■ Task requirements
Copy out each line featuring the string "picture" from the entries beneath.
>> start Input for this task
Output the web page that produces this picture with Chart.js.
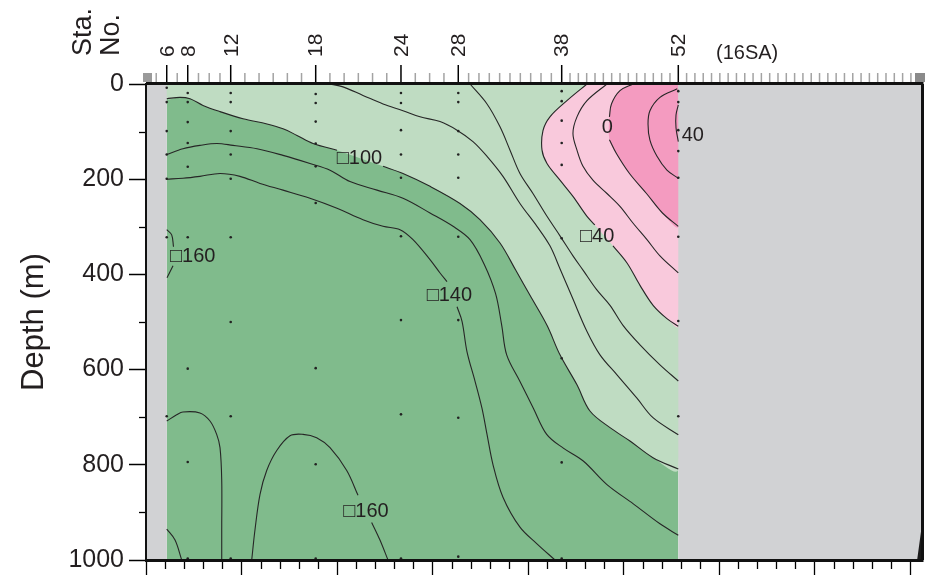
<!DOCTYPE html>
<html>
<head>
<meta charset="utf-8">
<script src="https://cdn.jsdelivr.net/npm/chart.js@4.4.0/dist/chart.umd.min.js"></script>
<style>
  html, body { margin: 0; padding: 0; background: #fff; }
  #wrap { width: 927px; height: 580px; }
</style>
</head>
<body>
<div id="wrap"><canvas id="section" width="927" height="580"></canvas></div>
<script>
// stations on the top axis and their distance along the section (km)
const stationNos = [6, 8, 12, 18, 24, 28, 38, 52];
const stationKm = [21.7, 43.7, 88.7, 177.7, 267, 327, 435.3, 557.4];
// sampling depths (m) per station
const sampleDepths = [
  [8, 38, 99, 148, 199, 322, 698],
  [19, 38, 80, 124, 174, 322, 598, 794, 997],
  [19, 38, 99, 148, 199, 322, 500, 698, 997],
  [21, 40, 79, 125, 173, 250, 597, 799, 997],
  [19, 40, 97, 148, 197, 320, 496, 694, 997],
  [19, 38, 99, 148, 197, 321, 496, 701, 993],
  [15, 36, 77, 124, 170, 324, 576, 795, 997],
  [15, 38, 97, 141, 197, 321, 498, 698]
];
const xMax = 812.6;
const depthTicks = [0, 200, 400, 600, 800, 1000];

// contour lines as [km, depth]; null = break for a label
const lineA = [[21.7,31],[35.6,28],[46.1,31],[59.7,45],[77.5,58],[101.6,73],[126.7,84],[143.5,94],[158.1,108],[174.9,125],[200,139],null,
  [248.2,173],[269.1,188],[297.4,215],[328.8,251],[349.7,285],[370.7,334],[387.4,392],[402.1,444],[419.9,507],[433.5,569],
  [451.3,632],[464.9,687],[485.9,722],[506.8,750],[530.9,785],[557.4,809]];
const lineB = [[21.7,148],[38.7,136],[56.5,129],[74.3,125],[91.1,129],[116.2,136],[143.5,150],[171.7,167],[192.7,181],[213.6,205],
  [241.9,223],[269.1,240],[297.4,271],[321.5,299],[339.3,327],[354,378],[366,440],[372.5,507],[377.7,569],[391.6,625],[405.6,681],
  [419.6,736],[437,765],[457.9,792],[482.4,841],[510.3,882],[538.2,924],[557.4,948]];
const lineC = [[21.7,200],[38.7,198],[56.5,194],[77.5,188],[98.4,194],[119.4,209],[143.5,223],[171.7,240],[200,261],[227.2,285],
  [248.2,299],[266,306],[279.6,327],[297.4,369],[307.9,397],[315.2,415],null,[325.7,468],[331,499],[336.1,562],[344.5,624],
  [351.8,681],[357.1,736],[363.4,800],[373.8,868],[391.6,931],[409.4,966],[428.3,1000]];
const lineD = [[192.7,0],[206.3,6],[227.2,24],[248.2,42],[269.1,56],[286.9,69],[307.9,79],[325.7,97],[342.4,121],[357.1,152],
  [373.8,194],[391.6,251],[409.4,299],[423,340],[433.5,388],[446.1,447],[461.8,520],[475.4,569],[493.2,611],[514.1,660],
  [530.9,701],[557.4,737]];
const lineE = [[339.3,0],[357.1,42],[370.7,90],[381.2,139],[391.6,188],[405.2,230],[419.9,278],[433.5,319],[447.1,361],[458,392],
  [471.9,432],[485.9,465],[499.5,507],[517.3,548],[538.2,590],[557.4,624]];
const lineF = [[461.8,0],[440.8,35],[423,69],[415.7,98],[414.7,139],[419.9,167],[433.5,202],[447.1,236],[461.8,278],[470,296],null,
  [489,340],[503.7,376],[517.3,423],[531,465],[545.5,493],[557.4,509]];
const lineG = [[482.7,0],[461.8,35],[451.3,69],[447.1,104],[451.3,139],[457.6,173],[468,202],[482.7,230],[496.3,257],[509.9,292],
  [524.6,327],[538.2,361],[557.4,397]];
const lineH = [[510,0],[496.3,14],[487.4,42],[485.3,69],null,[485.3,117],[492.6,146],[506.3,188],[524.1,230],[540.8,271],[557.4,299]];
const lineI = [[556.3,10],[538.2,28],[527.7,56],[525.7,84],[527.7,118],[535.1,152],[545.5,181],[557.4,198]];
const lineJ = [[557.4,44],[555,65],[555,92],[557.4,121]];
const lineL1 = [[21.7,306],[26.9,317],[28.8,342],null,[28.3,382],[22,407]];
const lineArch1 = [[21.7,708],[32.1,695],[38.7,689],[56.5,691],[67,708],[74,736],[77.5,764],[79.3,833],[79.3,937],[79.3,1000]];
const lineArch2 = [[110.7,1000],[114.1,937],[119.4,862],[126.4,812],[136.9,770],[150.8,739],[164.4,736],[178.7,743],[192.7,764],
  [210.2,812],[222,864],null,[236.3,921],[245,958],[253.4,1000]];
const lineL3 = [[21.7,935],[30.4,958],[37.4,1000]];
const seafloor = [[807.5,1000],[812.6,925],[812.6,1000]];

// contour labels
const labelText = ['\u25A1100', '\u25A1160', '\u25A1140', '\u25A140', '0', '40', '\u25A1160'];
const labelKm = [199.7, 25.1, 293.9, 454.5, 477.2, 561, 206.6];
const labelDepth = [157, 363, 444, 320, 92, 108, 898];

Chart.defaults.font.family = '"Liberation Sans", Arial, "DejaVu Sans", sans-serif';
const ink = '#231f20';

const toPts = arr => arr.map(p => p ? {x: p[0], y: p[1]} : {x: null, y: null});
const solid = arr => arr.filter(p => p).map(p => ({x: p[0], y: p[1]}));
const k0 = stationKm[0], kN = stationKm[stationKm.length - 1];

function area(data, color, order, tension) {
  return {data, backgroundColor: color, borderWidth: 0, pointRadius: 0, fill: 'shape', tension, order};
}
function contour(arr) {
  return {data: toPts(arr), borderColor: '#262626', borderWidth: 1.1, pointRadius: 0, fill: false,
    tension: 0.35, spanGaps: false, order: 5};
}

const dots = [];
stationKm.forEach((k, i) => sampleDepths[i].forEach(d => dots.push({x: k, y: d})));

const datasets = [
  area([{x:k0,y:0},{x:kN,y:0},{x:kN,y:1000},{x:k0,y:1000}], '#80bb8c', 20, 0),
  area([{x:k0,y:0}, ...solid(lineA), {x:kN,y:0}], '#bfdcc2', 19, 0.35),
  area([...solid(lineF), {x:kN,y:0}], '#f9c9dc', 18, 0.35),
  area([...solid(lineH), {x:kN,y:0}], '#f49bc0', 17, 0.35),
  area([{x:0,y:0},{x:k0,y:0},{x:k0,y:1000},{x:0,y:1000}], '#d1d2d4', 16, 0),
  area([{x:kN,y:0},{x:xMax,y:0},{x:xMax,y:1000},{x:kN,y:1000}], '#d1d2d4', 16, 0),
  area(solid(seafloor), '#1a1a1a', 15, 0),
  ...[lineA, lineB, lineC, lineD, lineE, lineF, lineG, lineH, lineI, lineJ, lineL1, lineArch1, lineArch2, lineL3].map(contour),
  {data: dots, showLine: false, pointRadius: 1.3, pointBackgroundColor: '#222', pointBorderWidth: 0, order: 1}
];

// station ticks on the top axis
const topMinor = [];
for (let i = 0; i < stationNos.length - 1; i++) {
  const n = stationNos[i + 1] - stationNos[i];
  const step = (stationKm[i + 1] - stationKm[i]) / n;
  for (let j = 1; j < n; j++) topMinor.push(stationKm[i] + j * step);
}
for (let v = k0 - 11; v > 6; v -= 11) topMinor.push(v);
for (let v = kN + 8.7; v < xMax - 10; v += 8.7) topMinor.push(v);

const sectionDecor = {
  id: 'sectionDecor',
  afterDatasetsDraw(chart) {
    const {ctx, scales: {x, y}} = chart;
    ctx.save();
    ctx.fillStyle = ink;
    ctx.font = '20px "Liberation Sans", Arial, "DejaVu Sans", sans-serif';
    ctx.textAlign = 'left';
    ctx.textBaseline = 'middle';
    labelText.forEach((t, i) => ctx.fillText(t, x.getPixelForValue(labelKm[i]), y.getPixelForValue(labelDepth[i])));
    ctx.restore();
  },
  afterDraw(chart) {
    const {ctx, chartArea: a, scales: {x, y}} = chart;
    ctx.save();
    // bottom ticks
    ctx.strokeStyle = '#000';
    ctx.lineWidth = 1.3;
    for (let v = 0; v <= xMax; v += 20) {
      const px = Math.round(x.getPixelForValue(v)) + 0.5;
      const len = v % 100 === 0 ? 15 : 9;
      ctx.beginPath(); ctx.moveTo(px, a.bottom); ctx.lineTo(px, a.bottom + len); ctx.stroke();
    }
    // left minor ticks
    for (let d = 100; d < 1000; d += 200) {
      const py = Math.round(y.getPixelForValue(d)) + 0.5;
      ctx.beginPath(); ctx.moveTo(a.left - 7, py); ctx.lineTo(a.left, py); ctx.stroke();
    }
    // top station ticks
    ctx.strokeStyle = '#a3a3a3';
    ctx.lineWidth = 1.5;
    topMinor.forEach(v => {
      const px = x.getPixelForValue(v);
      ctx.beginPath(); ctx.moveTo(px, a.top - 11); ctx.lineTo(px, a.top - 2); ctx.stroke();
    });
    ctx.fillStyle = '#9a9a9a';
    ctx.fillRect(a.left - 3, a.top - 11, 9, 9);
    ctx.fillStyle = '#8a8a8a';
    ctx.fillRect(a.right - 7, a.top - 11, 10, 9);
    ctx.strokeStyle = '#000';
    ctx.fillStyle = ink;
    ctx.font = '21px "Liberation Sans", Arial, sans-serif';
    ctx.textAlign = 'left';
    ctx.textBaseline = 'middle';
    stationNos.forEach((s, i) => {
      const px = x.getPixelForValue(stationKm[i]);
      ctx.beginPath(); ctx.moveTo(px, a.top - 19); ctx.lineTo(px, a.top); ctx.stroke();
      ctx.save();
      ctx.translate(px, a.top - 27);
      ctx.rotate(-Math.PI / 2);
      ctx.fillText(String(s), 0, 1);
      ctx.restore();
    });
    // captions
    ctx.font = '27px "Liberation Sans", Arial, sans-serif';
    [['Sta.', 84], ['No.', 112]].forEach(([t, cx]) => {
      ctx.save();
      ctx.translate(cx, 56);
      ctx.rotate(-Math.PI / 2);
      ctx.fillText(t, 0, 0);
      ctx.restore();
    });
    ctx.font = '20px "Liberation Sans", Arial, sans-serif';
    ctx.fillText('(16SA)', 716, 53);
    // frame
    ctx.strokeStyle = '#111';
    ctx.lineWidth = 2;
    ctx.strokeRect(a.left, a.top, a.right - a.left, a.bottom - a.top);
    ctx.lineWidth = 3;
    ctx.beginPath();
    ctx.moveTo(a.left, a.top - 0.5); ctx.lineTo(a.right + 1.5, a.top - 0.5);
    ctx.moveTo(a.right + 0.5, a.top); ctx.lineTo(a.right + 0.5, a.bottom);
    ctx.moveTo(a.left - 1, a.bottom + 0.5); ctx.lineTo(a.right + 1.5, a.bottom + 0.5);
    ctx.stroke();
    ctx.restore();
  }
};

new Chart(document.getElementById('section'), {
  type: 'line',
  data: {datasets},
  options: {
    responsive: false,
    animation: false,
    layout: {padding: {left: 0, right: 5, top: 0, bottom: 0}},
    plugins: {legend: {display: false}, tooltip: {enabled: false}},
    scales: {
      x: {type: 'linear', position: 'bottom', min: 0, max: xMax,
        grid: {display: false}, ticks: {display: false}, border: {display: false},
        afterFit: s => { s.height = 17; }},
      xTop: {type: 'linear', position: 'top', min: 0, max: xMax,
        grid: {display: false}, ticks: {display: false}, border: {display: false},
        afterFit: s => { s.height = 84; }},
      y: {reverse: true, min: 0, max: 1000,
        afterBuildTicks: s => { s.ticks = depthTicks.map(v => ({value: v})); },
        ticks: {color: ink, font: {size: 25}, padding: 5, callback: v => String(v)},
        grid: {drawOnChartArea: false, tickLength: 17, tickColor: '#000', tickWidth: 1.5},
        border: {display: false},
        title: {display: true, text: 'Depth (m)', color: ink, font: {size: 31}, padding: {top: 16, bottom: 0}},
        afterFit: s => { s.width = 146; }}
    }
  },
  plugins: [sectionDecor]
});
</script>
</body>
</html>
>> end Input for this task
>> start Input for this task
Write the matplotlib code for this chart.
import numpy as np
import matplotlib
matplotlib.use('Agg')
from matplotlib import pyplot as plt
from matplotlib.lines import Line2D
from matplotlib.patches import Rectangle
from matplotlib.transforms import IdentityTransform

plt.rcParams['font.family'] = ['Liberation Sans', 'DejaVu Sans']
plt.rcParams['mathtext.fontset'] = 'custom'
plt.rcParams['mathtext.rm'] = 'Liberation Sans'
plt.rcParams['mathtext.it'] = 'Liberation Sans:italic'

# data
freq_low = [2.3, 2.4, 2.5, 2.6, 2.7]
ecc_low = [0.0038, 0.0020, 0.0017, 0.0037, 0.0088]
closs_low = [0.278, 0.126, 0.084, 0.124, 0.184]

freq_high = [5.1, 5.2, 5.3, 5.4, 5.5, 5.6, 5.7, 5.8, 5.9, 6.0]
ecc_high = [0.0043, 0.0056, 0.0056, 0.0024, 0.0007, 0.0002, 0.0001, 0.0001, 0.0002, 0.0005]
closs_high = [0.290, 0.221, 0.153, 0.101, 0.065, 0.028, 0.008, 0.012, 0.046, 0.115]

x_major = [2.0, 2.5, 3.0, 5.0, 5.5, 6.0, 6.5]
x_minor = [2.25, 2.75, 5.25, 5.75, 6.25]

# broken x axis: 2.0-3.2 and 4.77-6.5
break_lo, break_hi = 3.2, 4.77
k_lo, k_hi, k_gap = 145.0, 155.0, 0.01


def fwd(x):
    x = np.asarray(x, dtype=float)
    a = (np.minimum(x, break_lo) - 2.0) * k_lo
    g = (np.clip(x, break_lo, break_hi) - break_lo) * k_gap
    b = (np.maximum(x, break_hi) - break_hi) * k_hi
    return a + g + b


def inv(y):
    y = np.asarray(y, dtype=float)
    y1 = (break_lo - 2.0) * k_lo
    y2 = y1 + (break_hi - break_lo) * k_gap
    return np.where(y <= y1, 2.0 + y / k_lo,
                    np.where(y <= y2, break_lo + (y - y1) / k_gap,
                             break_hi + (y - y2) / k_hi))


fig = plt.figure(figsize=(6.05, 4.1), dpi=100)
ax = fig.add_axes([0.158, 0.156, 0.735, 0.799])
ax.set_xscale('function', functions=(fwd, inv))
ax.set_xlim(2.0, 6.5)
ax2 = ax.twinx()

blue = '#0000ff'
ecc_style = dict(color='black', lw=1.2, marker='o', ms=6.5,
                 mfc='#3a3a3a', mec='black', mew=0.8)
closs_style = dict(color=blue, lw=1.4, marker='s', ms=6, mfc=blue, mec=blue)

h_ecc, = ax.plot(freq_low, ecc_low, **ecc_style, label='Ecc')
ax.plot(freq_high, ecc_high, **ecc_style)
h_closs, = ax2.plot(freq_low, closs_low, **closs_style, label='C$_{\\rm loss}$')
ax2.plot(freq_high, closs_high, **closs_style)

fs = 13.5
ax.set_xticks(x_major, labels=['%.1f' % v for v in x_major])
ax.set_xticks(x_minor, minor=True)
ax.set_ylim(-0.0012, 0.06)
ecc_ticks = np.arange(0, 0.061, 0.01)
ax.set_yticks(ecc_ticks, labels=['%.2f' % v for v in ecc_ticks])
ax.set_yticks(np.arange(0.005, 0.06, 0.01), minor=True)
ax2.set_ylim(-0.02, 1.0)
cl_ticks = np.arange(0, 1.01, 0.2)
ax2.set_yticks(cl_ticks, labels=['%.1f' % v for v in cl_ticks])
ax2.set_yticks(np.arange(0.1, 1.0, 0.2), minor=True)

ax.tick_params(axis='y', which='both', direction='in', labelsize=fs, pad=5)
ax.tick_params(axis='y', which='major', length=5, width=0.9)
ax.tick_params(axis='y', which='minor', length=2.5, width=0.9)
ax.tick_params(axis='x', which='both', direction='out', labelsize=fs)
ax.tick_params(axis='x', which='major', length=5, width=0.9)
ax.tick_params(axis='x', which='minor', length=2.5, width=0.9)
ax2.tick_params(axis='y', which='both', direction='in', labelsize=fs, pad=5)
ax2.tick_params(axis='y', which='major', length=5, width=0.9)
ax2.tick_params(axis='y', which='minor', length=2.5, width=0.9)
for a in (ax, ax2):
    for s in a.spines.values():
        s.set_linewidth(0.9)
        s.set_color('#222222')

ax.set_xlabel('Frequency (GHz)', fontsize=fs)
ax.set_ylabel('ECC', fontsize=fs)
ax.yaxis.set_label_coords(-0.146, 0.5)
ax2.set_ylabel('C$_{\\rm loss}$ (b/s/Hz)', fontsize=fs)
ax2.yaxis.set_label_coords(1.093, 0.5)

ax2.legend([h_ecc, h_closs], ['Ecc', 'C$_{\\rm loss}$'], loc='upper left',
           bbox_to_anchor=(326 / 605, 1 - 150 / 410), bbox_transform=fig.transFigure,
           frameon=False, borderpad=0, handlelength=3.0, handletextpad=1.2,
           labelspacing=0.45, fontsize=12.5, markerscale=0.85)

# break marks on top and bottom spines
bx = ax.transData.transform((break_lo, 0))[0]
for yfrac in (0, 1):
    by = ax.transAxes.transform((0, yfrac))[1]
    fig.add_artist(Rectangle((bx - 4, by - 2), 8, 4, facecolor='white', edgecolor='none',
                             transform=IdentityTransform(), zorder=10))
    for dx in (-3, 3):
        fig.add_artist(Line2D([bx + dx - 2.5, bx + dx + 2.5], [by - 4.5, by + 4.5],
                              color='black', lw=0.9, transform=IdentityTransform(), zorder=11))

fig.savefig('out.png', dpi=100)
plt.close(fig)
>> end Input for this task
>> start Input for this task
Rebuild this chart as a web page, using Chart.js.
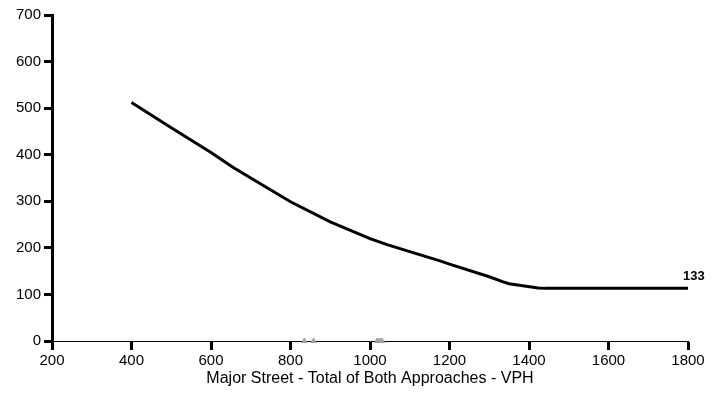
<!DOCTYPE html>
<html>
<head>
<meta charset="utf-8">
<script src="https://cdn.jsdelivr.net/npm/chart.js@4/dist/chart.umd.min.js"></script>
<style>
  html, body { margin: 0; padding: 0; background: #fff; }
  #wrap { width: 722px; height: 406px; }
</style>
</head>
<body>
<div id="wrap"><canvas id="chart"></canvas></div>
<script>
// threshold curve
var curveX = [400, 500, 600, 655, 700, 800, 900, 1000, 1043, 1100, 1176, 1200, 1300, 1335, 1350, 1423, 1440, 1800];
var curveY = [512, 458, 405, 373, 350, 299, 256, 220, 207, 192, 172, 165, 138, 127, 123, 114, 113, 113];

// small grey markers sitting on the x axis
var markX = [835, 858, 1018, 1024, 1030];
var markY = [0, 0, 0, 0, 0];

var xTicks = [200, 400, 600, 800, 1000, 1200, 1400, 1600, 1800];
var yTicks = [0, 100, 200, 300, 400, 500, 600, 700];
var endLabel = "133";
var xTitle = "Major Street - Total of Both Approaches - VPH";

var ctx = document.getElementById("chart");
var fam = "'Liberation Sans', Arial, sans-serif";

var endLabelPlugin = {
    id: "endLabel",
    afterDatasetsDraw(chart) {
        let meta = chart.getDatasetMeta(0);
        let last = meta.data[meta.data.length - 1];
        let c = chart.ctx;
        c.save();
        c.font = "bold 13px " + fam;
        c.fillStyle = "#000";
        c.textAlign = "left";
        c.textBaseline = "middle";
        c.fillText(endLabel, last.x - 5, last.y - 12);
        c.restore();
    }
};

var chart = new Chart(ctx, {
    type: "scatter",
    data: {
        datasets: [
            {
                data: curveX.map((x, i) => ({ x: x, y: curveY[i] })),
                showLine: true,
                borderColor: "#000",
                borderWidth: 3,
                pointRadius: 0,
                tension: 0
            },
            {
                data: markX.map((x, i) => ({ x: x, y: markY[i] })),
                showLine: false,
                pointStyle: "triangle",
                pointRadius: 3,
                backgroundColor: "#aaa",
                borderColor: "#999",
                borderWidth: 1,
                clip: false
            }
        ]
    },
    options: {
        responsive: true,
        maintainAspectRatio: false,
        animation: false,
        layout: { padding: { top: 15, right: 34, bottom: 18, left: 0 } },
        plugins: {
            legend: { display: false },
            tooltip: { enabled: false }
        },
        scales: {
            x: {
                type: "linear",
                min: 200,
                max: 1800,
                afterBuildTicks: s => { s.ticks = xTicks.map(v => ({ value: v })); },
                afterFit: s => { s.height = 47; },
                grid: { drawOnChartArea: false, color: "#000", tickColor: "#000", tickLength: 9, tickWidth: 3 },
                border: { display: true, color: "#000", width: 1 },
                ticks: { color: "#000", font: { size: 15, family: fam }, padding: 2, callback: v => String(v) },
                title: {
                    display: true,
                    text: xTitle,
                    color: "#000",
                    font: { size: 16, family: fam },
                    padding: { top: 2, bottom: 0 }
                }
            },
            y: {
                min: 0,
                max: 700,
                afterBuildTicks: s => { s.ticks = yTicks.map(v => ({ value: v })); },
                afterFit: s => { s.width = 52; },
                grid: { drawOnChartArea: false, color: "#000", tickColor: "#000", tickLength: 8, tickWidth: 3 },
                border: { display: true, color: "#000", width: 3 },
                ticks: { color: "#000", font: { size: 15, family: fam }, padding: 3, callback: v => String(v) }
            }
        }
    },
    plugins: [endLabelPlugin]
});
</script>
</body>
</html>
>> end Input for this task
■ Response for this exercise
Output the web page that produces this picture with Chart.js.

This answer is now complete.